Only the lines from the start of the data below through the line that contains "minutes = list(range(-30, 60))" are to be copied, exactly and without pictures.

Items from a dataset
(begin)

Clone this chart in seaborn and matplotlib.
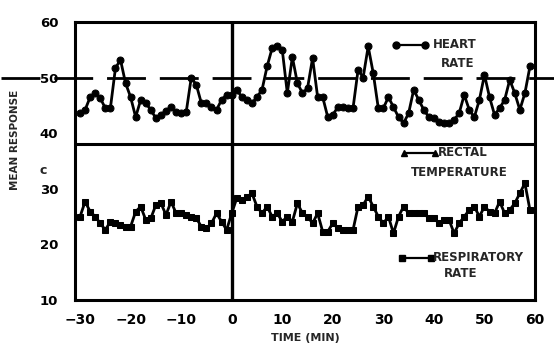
import matplotlib
matplotlib.use("Agg")
import matplotlib.pyplot as plt
import seaborn as sns
import pandas as pd

# minutes relative to start (min)
minutes = list(range(-30, 60))

# heart rate, -30..-1 then 0..59
heart_rate = [43.6, 44.2, 46.5, 47.2, 46.3, 44.5, 44.5, 51.7, 53.2, 49.0,
              46.5, 42.9, 46.0, 45.4, 44.2, 42.7, 43.3, 44.0, 44.7, 43.8,
              43.6, 43.8, 50.0, 48.7, 45.4, 45.4, 44.8, 44.2, 46.0, 46.9,
              46.9, 47.8, 46.5, 46.0, 45.4, 46.5, 47.8, 52.0, 55.3, 55.6,
              55.0, 47.2, 53.7, 49.0, 47.2, 48.1, 53.5, 46.5, 46.5, 42.9,
              43.3, 44.7, 44.7, 44.5, 44.5, 51.4, 50.0, 55.6, 50.8, 44.5,
              44.5, 46.5, 44.7, 42.9, 41.8, 43.6, 47.8, 46.0, 44.2, 42.9,
              42.7, 42.0, 41.8, 41.8, 42.4, 43.6, 46.9, 44.2, 42.9, 46.0,
              50.5, 46.5, 43.3, 44.5, 46.0, 49.6, 47.2, 44.2, 47.2, 52.0]

# respiratory rate, same minutes
resp_rate = [25.0, 27.7, 25.9, 25.0, 23.8, 22.6, 24.1, 23.8, 23.5, 23.2,
             23.2, 25.9, 26.8, 24.4, 24.7, 27.1, 27.4, 25.3, 27.7, 25.6,
             25.6, 25.3, 25.0, 24.7, 23.2, 22.9, 23.8, 25.6, 24.1, 22.6,
             25.6, 28.3, 28.0, 28.5, 29.2, 26.8, 25.6, 26.8, 25.0, 25.6,
             24.1, 25.0, 24.1, 27.4, 25.6, 25.0, 23.8, 25.6, 22.3, 22.3,
             23.8, 22.9, 22.6, 22.6, 22.6, 26.8, 27.1, 28.6, 26.8, 25.0,
             23.8, 25.0, 22.0, 25.0, 26.8, 25.6, 25.6, 25.6, 25.6, 24.7,
             24.7, 23.8, 24.4, 24.4, 22.0, 23.8, 25.0, 26.2, 26.8, 25.0,
             26.8, 25.9, 25.6, 27.7, 25.6, 26.2, 27.4, 29.2, 31.0, 26.2]

x_ticks = [-30, -20, -10, 0, 10, 20, 30, 40, 50, 60]
y_ticks = [10, 20, 30, 40, 50, 60]
ref_line = 50      # dashed reference for heart rate
split_line = 38    # panel divider

sns.set_style("white")
plt.rcParams["font.family"] = ["DejaVu Sans"]
W = "bold"

df = pd.DataFrame({"t": minutes, "hr": heart_rate, "rr": resp_rate})

fig = plt.figure(figsize=(5.54, 3.51), dpi=100)
ax = fig.add_axes([75 / 554, 51 / 351, 460 / 554, 278 / 351])

sns.lineplot(data=df, x="t", y="hr", ax=ax, color="black", lw=2,
             marker="o", markersize=5, markeredgecolor="black")
sns.lineplot(data=df, x="t", y="rr", ax=ax, color="black", lw=2,
             marker="s", markersize=4.6, markeredgecolor="black")

# frame pieces
ax.axvline(0, color="black", lw=2.4)
ax.axhline(split_line, color="black", lw=2.2)
ax.plot([-0.16, 1.06], [ref_line, ref_line], color="black", lw=2,
        dashes=(14, 5), transform=ax.get_yaxis_transform(), clip_on=False)

ax.set_xlim(-31, 60)
ax.set_ylim(10, 60)
ax.set_xticks(x_ticks)
ax.set_yticks(y_ticks)
ax.set_xticklabels([f"\u2212{abs(v)}" if v < 0 else str(v) for v in x_ticks],
                   fontsize=10, fontweight=W)
ax.set_yticklabels([str(v) for v in y_ticks], fontsize=9.5, fontweight=W)
ax.tick_params(axis="both", direction="in", length=3, width=1.5, colors="black")
ax.tick_params(axis="y", pad=12)
ax.tick_params(axis="x", pad=9)
for s in ax.spines.values():
    s.set_visible(True)
    s.set_color("black")
    s.set_linewidth(2.2)
ax.set_xlabel("")
ax.set_ylabel("")

fig.text(305 / 554, 1 - 338 / 351, "TIME (MIN)", ha="center", va="center",
         fontsize=8, fontweight=W)
fig.text(15 / 554, 1 - 140 / 351, "MEAN RESPONSE", ha="center", va="center",
         rotation=90, fontsize=7.5, fontweight=W)
fig.text(43 / 554, 1 - 170 / 351, "c", ha="center", va="center",
         fontsize=9, fontweight=W)

# legend keys drawn as in the original
ax.plot([32.5, 38.2], [55.9, 55.9], color="black", lw=1.6, marker="o",
        markersize=5, clip_on=False)
ax.text(39.8, 55.9, "HEART", fontsize=8.5, fontweight=W, va="center")
ax.text(44.6, 52.6, "RATE", fontsize=8.5, fontweight=W, va="center", ha="center")

ax.plot([34.0, 40.2], [36.5, 36.5], color="black", lw=1.6, marker="^",
        markersize=5, clip_on=False)
ax.text(40.8, 36.6, "RECTAL", fontsize=8.5, fontweight=W, va="center")
ax.text(45.0, 33.0, "TEMPERATURE", fontsize=8.5, fontweight=W,
        va="center", ha="center")

ax.plot([33.7, 39.4], [17.6, 17.6], color="black", lw=1.6, marker="s",
        markersize=4.6, clip_on=False)
ax.text(39.8, 17.7, "RESPIRATORY", fontsize=8.5, fontweight=W, va="center")
ax.text(45.2, 14.7, "RATE", fontsize=8.5, fontweight=W, va="center", ha="center")

fig.savefig("out.png", dpi=100)
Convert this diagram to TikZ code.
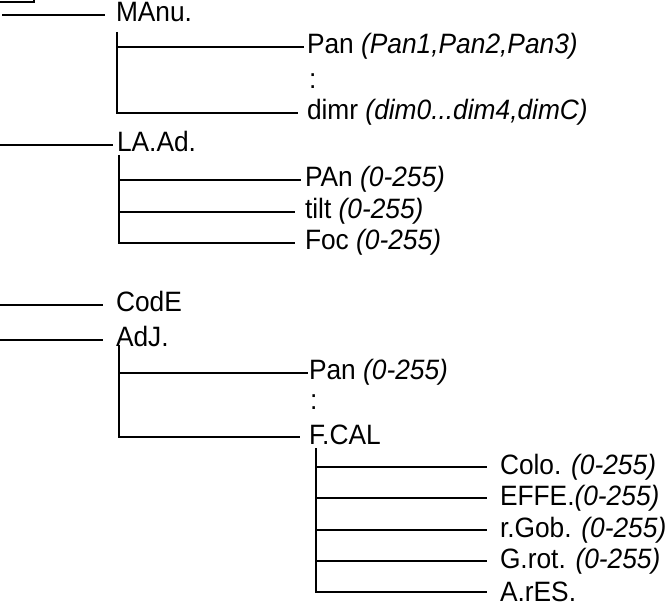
\documentclass[tikz,border=0pt]{standalone}
\usepackage{fontspec}
\setmainfont[FakeStretch=0.94]{Liberation Sans}
\usepackage{tikz}

\tikzset{
  item/.style={anchor=west, inner sep=0pt, text height=20pt, text depth=6pt,
    font=\fontsize{28}{32}\selectfont},
}

\begin{document}
\begin{tikzpicture}[x=1pt, y=-1pt, line width=2pt]
\useasboundingbox (0,0) rectangle (670,604) ;
% box corner
\draw (-10,-10) rectangle (34,2) ;
%% level 1
\node[item] (manu) at (115,15) {MAnu.} ;
\node[item] (laad) at (116,145) {LA.Ad.} ;
\node[item] (code) at (115,305) {CodE} ;
\node[item] (adj) at (115,340) {AdJ.} ;
\coordinate (r1) at (2,15) ;
\coordinate (r2) at (0,145) ;
\coordinate (r3) at (0,305) ;
\coordinate (r4) at (0,340) ;
\draw[shorten >=10pt] (r1) -- (manu.west) ;
\draw[shorten >=3pt] (r2) -- (laad.west) ;
\draw[shorten >=12pt] (r3) -- (code.west) ;
\draw[shorten >=12pt] (r4) -- (adj.west) ;
% box MAnu.
\node[item] (pana) at (306,47) {Pan \textit{(Pan1,Pan2,Pan3)}} ;
\node[item] (dota) at (308,82) {:} ;
\node[item] (dimr) at (306,113) {dimr \textit{(dim0...dim4,dimC)}} ;
\coordinate (va) at (117,32) ;
\draw[shorten >=2pt] (va |- pana.west) -- (pana.west) ;
\draw[shorten >=8pt] (va) |- (dimr.west) ;
% box LA.Ad.
\node[item] (panb) at (304,180) {PAn \textit{(0-255)}} ;
\node[item] (tilt) at (304,212) {tilt \textit{(0-255)}} ;
\node[item] (foc) at (304,243) {Foc \textit{(0-255)}} ;
\coordinate (vb) at (119,155) ;
\draw[shorten >=3pt] (vb |- panb.west) -- (panb.west) ;
\draw[shorten >=9pt] (vb |- tilt.west) -- (tilt.west) ;
\draw[shorten >=9pt] (vb) |- (foc.west) ;
% box AdJ.
\node[item] (panc) at (308,373) {Pan \textit{(0-255)}} ;
\node[item] (dotc) at (309,402) {:} ;
\node[item] (fcal) at (308,437) {F.CAL} ;
\coordinate (vc) at (119,345) ;
\draw (vc |- panc.west) -- (panc.west) ;
\draw[shorten >=8pt] (vc) |- (fcal.west) ;
%% box F.CAL
\node[item] (colo) at (499,467) {Colo. \textit{(0-255)}} ;
\node[item] (effe) at (499,498) {EFFE.\textit{(0-255)}} ;
\node[item] (rgob) at (499,530) {r.Gob. \textit{(0-255)}} ;
\node[item] (grot) at (499,561) {G.rot. \textit{(0-255)}} ;
\node[item, text depth=1pt] (ares) at (499,592) {A.rES.} ;
\coordinate (vd) at (316,448) ;
\draw[shorten >=12pt] (vd |- colo.west) -- (colo.west) ;
\draw[shorten >=12pt] (vd |- effe.west) -- (effe.west) ;
\draw[shorten >=12pt] (vd |- rgob.west) -- (rgob.west) ;
\draw[shorten >=12pt] (vd |- grot.west) -- (grot.west) ;
\draw[shorten >=12pt] (vd) |- (ares.west) ;
\end{tikzpicture}
\end{document}
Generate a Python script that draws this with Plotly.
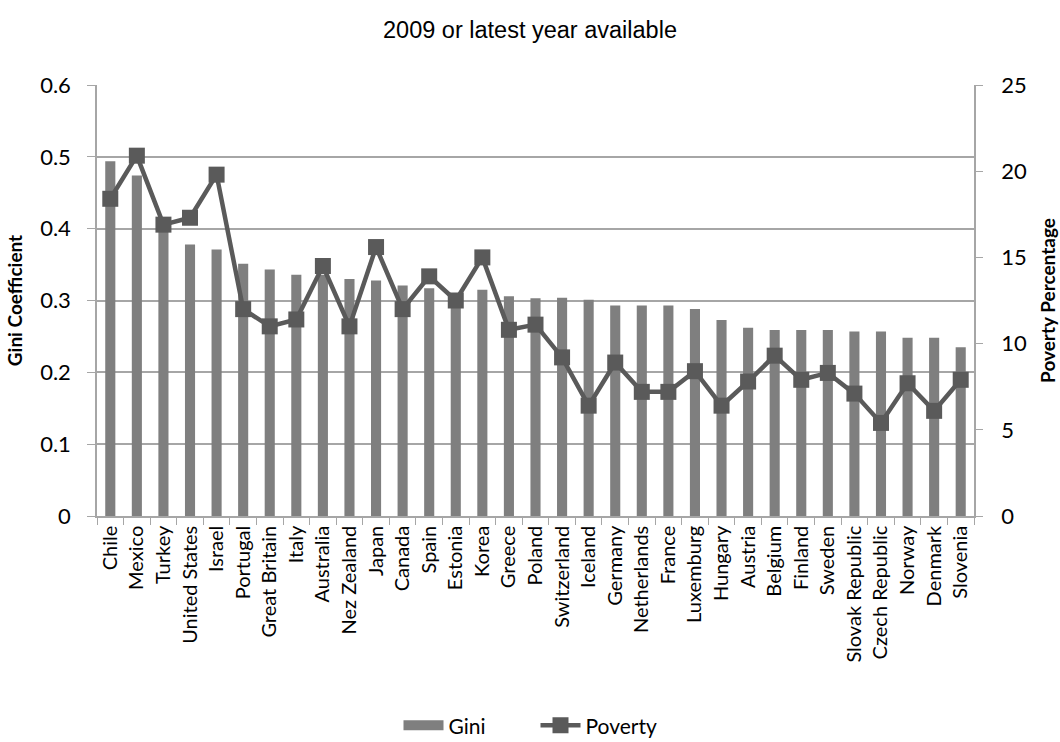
import plotly.graph_objects as go

countries = ["Chile", "Mexico", "Turkey", "United States", "Israel", "Portugal", "Great Britain",
             "Italy", "Australia", "Nez Zealand", "Japan", "Canada", "Spain", "Estonia", "Korea",
             "Greece", "Poland", "Switzerland", "Iceland", "Germany", "Netherlands", "France",
             "Luxemburg", "Hungary", "Austria", "Belgium", "Finland", "Sweden", "Slovak Republic",
             "Czech Republic", "Norway", "Denmark", "Slovenia"]
gini = [0.494, 0.474, 0.409, 0.378, 0.371, 0.351, 0.343, 0.336, 0.336, 0.330, 0.328, 0.321,
        0.317, 0.310, 0.315, 0.306, 0.303, 0.304, 0.301, 0.293, 0.293, 0.293, 0.288, 0.273,
        0.262, 0.259, 0.259, 0.259, 0.257, 0.257, 0.248, 0.248, 0.235]
poverty = [18.4, 20.9, 16.9, 17.3, 19.8, 12.0, 11.0, 11.4, 14.5, 11.0, 15.6, 12.0, 13.9, 12.5,
           15.0, 10.8, 11.1, 9.2, 6.4, 8.9, 7.2, 7.2, 8.4, 6.4, 7.8, 9.3, 7.9, 8.3, 7.1, 5.4,
           7.7, 6.1, 7.9]

font_main = "Lato, 'Open Sans', sans-serif"
axis_grey = "#a6a6a6"
bar_grey = "#7f7f7f"
line_grey = "#5a5a5a"

fig = go.Figure()
fig.add_trace(go.Bar(x=countries, y=gini, name="Gini", marker_color=bar_grey,
                     marker_line_width=0, width=0.38, yaxis="y", showlegend=False))
# legend entry for the bars, drawn as a wide swatch like the original
fig.add_trace(go.Scatter(x=[None], y=[None], name="Gini", mode="lines",
                         line=dict(color=bar_grey, width=15), yaxis="y"))
fig.add_trace(go.Scatter(x=countries, y=poverty, name="Poverty", yaxis="y2",
                         mode="lines+markers",
                         line=dict(color=line_grey, width=4.5),
                         marker=dict(symbol="square", size=16, color=line_grey)))

fig.update_layout(
    width=1060, height=742,
    margin=dict(l=97, r=86, t=85, b=226, autoexpand=False),
    paper_bgcolor="white", plot_bgcolor="white",
    title=dict(text="2009 or latest year available", x=0.5, xanchor="center", y=0.96, yanchor="middle",
               font=dict(family="Arial, 'Liberation Sans', sans-serif", size=23.5, color="#000")),
    font=dict(family=font_main, size=20, color="#000"),
    showlegend=True,
    legend=dict(orientation="h", x=0.5, xanchor="center", yref="container", y=0.022, yanchor="middle",
                font=dict(size=21, family=font_main), itemwidth=40, entrywidth=82,
                entrywidthmode="pixels", tracegroupgap=0),
    xaxis=dict(range=[-0.5, len(countries) - 0.5], tickangle=-90, automargin=False,
               tickfont=dict(size=20, family=font_main),
               showline=True, linecolor=axis_grey, linewidth=1.5,
               ticks="outside", tickson="boundaries", ticklen=7, tickcolor=axis_grey,
               showgrid=False),
    yaxis=dict(range=[0, 0.6], dtick=0.1, showgrid=True, gridcolor=axis_grey, automargin=False,
               gridwidth=1.5, showline=True, linecolor=axis_grey, linewidth=1.5,
               ticks="outside", ticklen=8, tickcolor=axis_grey, zeroline=False,
               ticklabelstandoff=12,
               tickfont=dict(size=22, family=font_main),
               title=dict(text="<b>Gini Coefficient</b>", font=dict(size=19, family=font_main), standoff=12)),
    yaxis2=dict(range=[0, 25], dtick=5, overlaying="y", side="right", showgrid=False, automargin=False,
                showline=True, linecolor=axis_grey, linewidth=1.5, ticks="outside", ticklen=7,
                ticklabelstandoff=14,
                tickcolor=axis_grey, zeroline=False, tickfont=dict(size=22, family=font_main),
                title=dict(text="<b>Poverty Percentage</b>", font=dict(size=19, family=font_main), standoff=16)),
)

fig.write_html("out.html")
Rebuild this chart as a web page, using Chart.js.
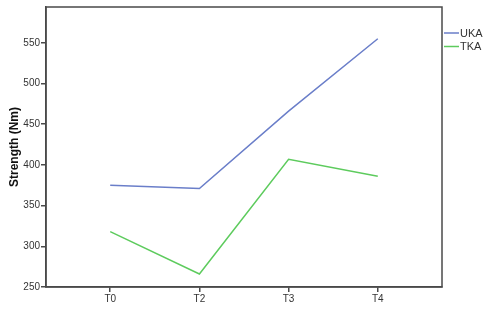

(end)

# [OUTPUT OF THE TASK]
Clone this chart in seaborn and matplotlib.
import matplotlib
matplotlib.use("Agg")
import matplotlib.pyplot as plt
import seaborn as sns
import pandas as pd

# minutes relative to start (min)
minutes = list(range(-30, 60))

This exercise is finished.